Requirements
Skip the images and return the records below exactly.

Figure scripts:
>>

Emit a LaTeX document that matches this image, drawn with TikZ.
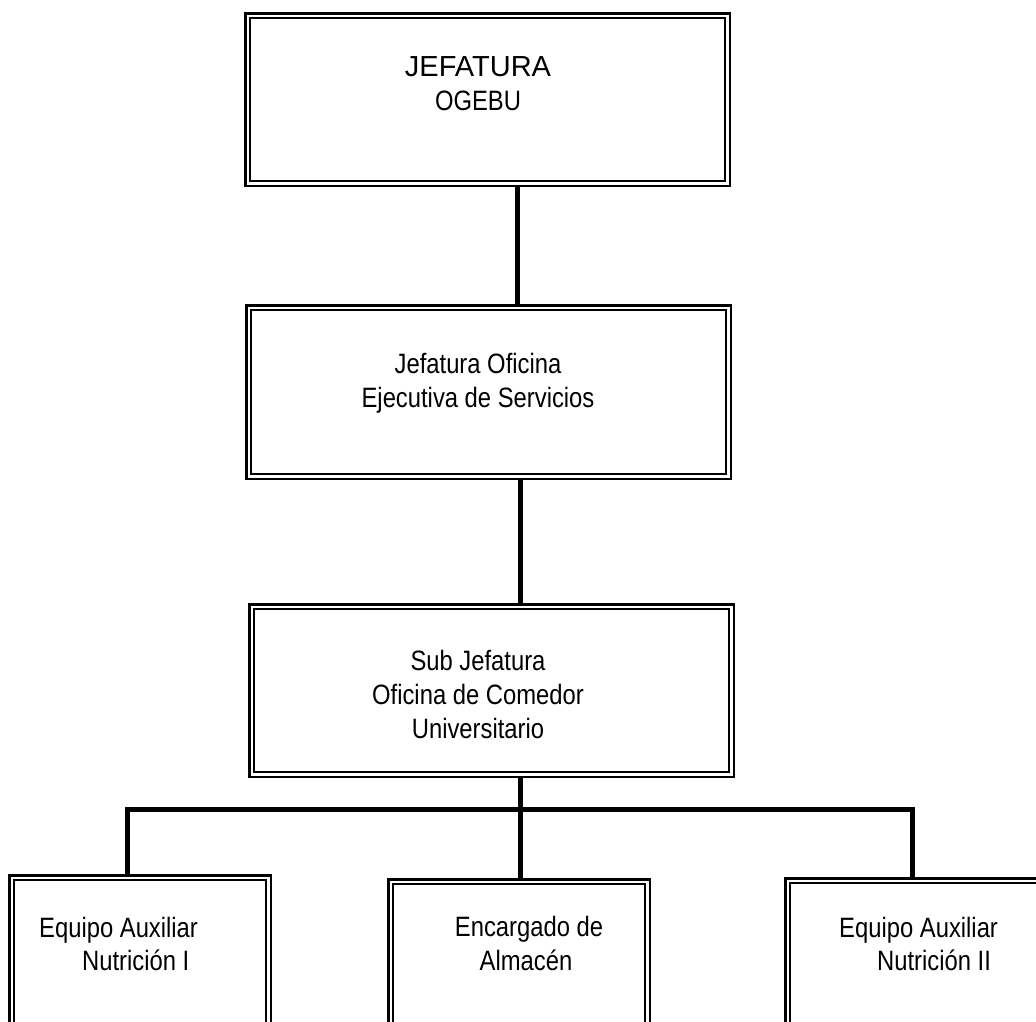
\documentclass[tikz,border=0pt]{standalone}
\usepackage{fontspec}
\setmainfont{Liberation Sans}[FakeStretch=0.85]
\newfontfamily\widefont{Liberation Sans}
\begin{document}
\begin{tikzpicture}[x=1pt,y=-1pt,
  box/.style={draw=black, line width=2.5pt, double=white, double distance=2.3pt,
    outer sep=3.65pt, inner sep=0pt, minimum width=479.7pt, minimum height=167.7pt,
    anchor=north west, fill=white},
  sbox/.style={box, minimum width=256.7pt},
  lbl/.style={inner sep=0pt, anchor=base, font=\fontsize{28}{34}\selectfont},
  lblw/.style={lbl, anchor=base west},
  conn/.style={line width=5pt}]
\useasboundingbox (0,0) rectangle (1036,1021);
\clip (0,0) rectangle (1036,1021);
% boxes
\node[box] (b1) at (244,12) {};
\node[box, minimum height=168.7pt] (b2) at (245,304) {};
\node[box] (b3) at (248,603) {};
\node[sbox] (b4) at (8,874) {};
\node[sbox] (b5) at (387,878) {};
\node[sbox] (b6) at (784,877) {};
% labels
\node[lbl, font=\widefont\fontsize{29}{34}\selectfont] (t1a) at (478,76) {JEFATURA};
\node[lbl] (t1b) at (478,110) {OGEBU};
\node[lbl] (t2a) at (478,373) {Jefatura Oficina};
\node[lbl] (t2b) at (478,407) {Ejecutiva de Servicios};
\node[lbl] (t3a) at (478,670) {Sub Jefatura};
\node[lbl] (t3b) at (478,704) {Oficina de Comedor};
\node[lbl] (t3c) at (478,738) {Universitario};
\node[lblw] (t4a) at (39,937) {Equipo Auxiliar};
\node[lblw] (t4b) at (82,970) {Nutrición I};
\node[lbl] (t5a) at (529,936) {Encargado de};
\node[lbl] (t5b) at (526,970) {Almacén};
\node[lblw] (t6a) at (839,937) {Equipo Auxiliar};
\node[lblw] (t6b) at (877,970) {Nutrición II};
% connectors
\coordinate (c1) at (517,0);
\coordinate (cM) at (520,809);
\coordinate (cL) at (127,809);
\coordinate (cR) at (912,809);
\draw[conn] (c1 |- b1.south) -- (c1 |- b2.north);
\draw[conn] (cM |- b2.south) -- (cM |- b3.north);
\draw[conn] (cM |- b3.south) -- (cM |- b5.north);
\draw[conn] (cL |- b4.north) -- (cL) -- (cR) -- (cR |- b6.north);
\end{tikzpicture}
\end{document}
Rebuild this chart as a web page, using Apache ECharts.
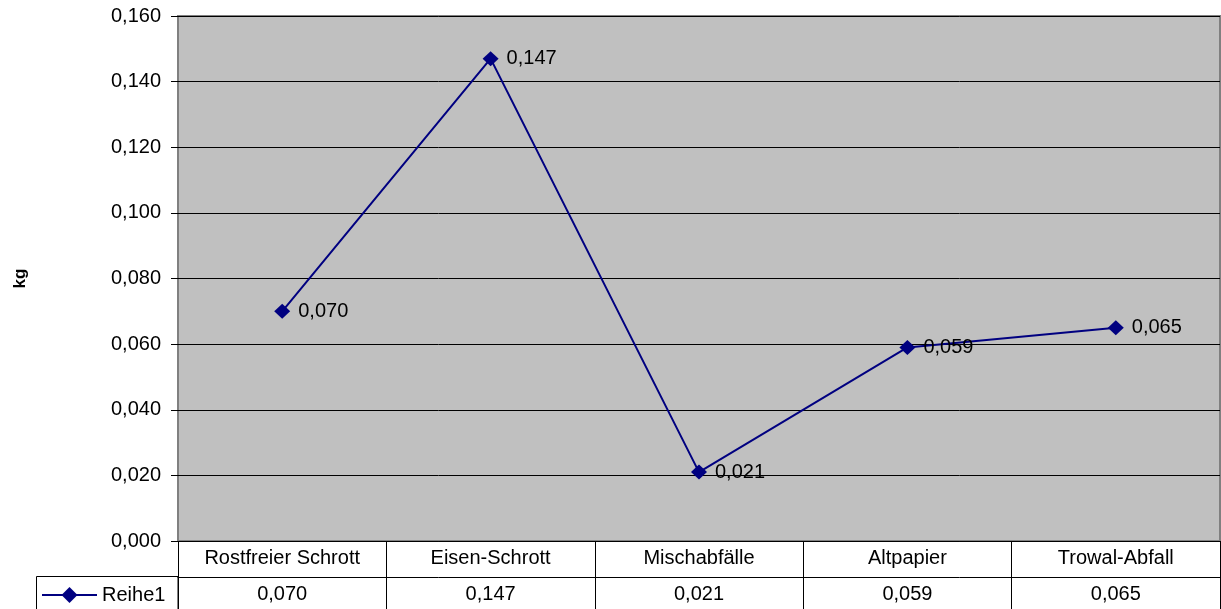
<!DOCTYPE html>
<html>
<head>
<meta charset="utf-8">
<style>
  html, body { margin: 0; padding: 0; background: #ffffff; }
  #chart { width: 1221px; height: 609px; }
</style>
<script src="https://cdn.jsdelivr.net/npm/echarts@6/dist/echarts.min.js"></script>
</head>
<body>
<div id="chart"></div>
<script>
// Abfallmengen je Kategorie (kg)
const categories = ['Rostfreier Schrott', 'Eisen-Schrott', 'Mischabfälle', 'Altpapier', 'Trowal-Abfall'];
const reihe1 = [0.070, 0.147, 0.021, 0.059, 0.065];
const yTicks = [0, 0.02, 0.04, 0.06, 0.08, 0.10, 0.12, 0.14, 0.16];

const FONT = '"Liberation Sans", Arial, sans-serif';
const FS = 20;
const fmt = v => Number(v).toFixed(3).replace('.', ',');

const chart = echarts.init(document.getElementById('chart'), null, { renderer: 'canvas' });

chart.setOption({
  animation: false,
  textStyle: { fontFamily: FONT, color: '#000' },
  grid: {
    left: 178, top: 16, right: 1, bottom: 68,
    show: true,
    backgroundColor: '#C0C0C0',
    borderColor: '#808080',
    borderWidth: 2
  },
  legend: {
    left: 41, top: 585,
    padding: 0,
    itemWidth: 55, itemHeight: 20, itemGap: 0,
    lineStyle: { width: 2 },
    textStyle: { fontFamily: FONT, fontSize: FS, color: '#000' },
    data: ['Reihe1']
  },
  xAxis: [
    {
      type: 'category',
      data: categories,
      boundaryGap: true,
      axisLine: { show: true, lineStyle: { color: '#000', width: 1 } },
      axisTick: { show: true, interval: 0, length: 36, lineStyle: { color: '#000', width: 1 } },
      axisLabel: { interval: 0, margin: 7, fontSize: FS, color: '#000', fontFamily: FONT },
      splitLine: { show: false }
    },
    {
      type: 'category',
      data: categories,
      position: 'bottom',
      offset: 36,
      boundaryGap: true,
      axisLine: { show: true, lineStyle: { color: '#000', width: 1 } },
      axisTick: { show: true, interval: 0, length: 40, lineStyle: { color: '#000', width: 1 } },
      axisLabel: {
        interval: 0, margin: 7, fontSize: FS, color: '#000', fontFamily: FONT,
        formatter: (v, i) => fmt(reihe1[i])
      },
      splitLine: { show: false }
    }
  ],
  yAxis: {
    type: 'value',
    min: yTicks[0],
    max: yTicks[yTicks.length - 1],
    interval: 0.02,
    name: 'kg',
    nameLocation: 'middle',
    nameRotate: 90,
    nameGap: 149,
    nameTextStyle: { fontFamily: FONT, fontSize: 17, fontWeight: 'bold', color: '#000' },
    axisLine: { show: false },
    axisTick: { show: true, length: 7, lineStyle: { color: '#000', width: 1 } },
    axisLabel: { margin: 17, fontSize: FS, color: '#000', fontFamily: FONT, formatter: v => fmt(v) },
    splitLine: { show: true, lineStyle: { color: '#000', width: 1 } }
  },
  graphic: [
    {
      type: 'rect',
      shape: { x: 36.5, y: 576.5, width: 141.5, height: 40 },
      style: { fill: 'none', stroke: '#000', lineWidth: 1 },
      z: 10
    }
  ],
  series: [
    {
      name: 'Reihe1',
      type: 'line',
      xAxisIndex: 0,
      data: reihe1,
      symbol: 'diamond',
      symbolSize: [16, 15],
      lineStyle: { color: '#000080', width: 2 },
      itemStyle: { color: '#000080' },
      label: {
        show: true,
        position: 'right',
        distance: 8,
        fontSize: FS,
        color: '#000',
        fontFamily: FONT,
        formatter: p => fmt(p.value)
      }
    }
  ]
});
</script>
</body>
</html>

<<

Task response
Emit a LaTeX document that matches this image, drawn with TikZ.
\documentclass[tikz,border=0pt]{standalone}
\usepackage{fontspec}
\setmainfont{Liberation Sans}[FakeStretch=0.85]
\newfontfamily\widefont{Liberation Sans}
\begin{document}
\begin{tikzpicture}[x=1pt,y=-1pt,
  box/.style={draw=black, line width=2.5pt, double=white, double distance=2.3pt,
    outer sep=3.65pt, inner sep=0pt, minimum width=479.7pt, minimum height=167.7pt,
    anchor=north west, fill=white},
  sbox/.style={box, minimum width=256.7pt},
  lbl/.style={inner sep=0pt, anchor=base, font=\fontsize{28}{34}\selectfont},
  lblw/.style={lbl, anchor=base west},
  conn/.style={line width=5pt}]
\useasboundingbox (0,0) rectangle (1036,1021);
\clip (0,0) rectangle (1036,1021);
% boxes
\node[box] (b1) at (244,12) {};
\node[box, minimum height=168.7pt] (b2) at (245,304) {};
\node[box] (b3) at (248,603) {};
\node[sbox] (b4) at (8,874) {};
\node[sbox] (b5) at (387,878) {};
\node[sbox] (b6) at (784,877) {};
% labels
\node[lbl, font=\widefont\fontsize{29}{34}\selectfont] (t1a) at (478,76) {JEFATURA};
\node[lbl] (t1b) at (478,110) {OGEBU};
\node[lbl] (t2a) at (478,373) {Jefatura Oficina};
\node[lbl] (t2b) at (478,407) {Ejecutiva de Servicios};
\node[lbl] (t3a) at (478,670) {Sub Jefatura};
\node[lbl] (t3b) at (478,704) {Oficina de Comedor};
\node[lbl] (t3c) at (478,738) {Universitario};
\node[lblw] (t4a) at (39,937) {Equipo Auxiliar};
\node[lblw] (t4b) at (82,970) {Nutrición I};
\node[lbl] (t5a) at (529,936) {Encargado de};
\node[lbl] (t5b) at (526,970) {Almacén};
\node[lblw] (t6a) at (839,937) {Equipo Auxiliar};
\node[lblw] (t6b) at (877,970) {Nutrición II};
% connectors
\coordinate (c1) at (517,0);
\coordinate (cM) at (520,809);
\coordinate (cL) at (127,809);
\coordinate (cR) at (912,809);
\draw[conn] (c1 |- b1.south) -- (c1 |- b2.north);
\draw[conn] (cM |- b2.south) -- (cM |- b3.north);
\draw[conn] (cM |- b3.south) -- (cM |- b5.north);
\draw[conn] (cL |- b4.north) -- (cL) -- (cR) -- (cR |- b6.north);
\end{tikzpicture}
\end{document}
Rebuild this chart as a web page, using Apache ECharts.
<!DOCTYPE html>
<html>
<head>
<meta charset="utf-8">
<style>
  html, body { margin: 0; padding: 0; background: #ffffff; }
  #chart { width: 1221px; height: 609px; }
</style>
<script src="https://cdn.jsdelivr.net/npm/echarts@6/dist/echarts.min.js"></script>
</head>
<body>
<div id="chart"></div>
<script>
// Abfallmengen je Kategorie (kg)
const categories = ['Rostfreier Schrott', 'Eisen-Schrott', 'Mischabfälle', 'Altpapier', 'Trowal-Abfall'];
const reihe1 = [0.070, 0.147, 0.021, 0.059, 0.065];
const yTicks = [0, 0.02, 0.04, 0.06, 0.08, 0.10, 0.12, 0.14, 0.16];

const FONT = '"Liberation Sans", Arial, sans-serif';
const FS = 20;
const fmt = v => Number(v).toFixed(3).replace('.', ',');

const chart = echarts.init(document.getElementById('chart'), null, { renderer: 'canvas' });

chart.setOption({
  animation: false,
  textStyle: { fontFamily: FONT, color: '#000' },
  grid: {
    left: 178, top: 16, right: 1, bottom: 68,
    show: true,
    backgroundColor: '#C0C0C0',
    borderColor: '#808080',
    borderWidth: 2
  },
  legend: {
    left: 41, top: 585,
    padding: 0,
    itemWidth: 55, itemHeight: 20, itemGap: 0,
    lineStyle: { width: 2 },
    textStyle: { fontFamily: FONT, fontSize: FS, color: '#000' },
    data: ['Reihe1']
  },
  xAxis: [
    {
      type: 'category',
      data: categories,
      boundaryGap: true,
      axisLine: { show: true, lineStyle: { color: '#000', width: 1 } },
      axisTick: { show: true, interval: 0, length: 36, lineStyle: { color: '#000', width: 1 } },
      axisLabel: { interval: 0, margin: 7, fontSize: FS, color: '#000', fontFamily: FONT },
      splitLine: { show: false }
    },
    {
      type: 'category',
      data: categories,
      position: 'bottom',
      offset: 36,
      boundaryGap: true,
      axisLine: { show: true, lineStyle: { color: '#000', width: 1 } },
      axisTick: { show: true, interval: 0, length: 40, lineStyle: { color: '#000', width: 1 } },
      axisLabel: {
        interval: 0, margin: 7, fontSize: FS, color: '#000', fontFamily: FONT,
        formatter: (v, i) => fmt(reihe1[i])
      },
      splitLine: { show: false }
    }
  ],
  yAxis: {
    type: 'value',
    min: yTicks[0],
    max: yTicks[yTicks.length - 1],
    interval: 0.02,
    name: 'kg',
    nameLocation: 'middle',
    nameRotate: 90,
    nameGap: 149,
    nameTextStyle: { fontFamily: FONT, fontSize: 17, fontWeight: 'bold', color: '#000' },
    axisLine: { show: false },
    axisTick: { show: true, length: 7, lineStyle: { color: '#000', width: 1 } },
    axisLabel: { margin: 17, fontSize: FS, color: '#000', fontFamily: FONT, formatter: v => fmt(v) },
    splitLine: { show: true, lineStyle: { color: '#000', width: 1 } }
  },
  graphic: [
    {
      type: 'rect',
      shape: { x: 36.5, y: 576.5, width: 141.5, height: 40 },
      style: { fill: 'none', stroke: '#000', lineWidth: 1 },
      z: 10
    }
  ],
  series: [
    {
      name: 'Reihe1',
      type: 'line',
      xAxisIndex: 0,
      data: reihe1,
      symbol: 'diamond',
      symbolSize: [16, 15],
      lineStyle: { color: '#000080', width: 2 },
      itemStyle: { color: '#000080' },
      label: {
        show: true,
        position: 'right',
        distance: 8,
        fontSize: FS,
        color: '#000',
        fontFamily: FONT,
        formatter: p => fmt(p.value)
      }
    }
  ]
});
</script>
</body>
</html>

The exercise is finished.